1Max Planck Institute for Meteorology, Hamburg, Germany
2International Max Planck Research School for Earth System Modelling, Hamburg, Germany
Abstract. Changes in the Earth's orbit lead to changes in the seasonal and meridional distribution of insolation. We quantify the influence of orbitally induced changes on the seasonal temperature cycle in a transient simulation of the last 6000 years – from the mid-Holocene to today – using a coupled atmosphere-ocean general circulation model (ECHAM5/MPI-OM) including a land surface model (JSBACH).
The seasonal temperature cycle responds directly to the insolation changes almost everywhere. In the Northern Hemisphere, its amplitude decreases according to an increase in winter insolation and a decrease in summer insolation. In the Southern Hemisphere, the opposite is true.
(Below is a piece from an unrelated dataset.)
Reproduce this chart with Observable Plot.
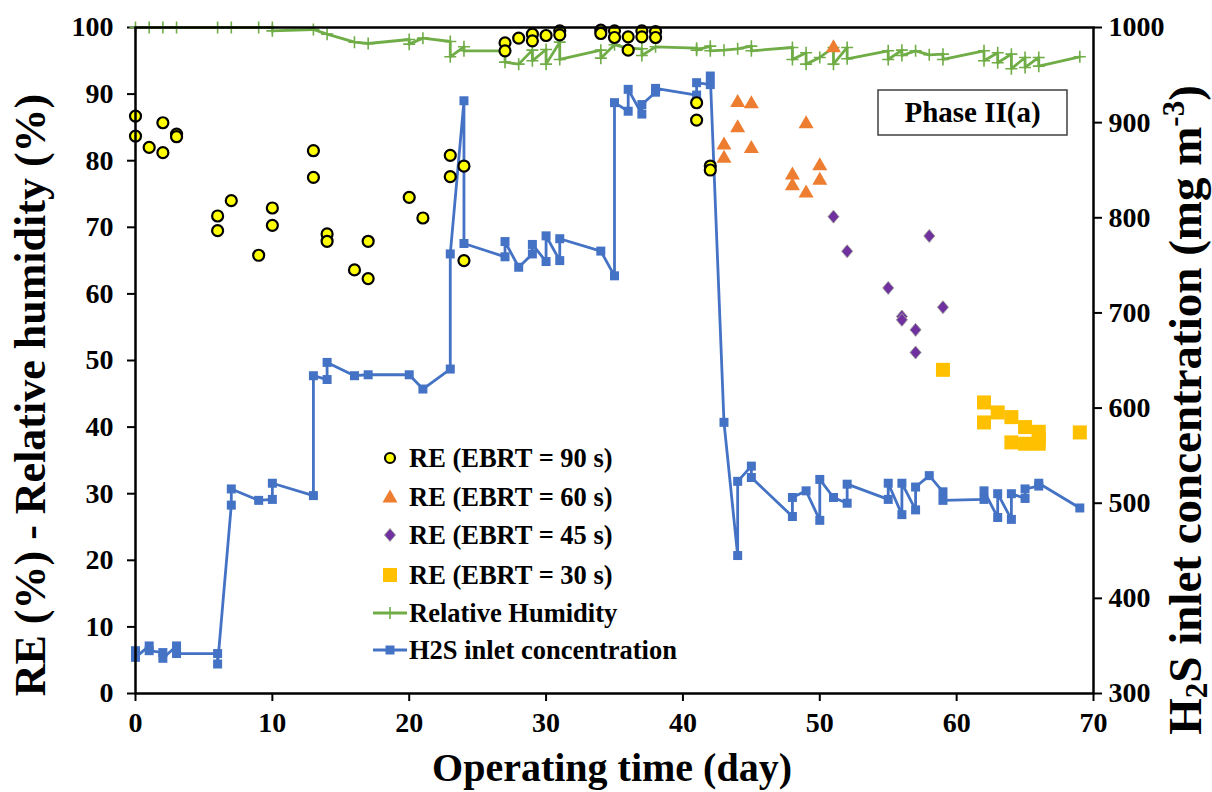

Over the Arctic Ocean, decreasing summer insolation leads to an increase in sea-ice cover. The insulating effect of sea ice between the ocean and the atmosphere leads to decreasing heat flux and favors more "continental" conditions over the Arctic Ocean in winter, resulting in strongly decreasing temperatures. Consequently, there are two competing effects: the direct response to insolation changes and a sea-ice insulation effect. The sea-ice insulation effect is stronger, and thus an increase in the amplitude of the seasonal temperature cycle over the Arctic Ocean occurs. This increase is strongest over the Barents Shelf and influences the temperature response over northern Europe.
We compare our modeled seasonal temperatures over Europe to paleo reconstructions. We find better agreements in winter temperatures than in summer temperatures and better agreements in northern Europe than in southern Europe, since the model does not reproduce the southern European Holocene summer cooling inferred from the paleo reconstructions. The temperature reconstructions for northern Europe support the notion of the influence of the sea-ice insulation effect on the evolution of the seasonal temperature cycle.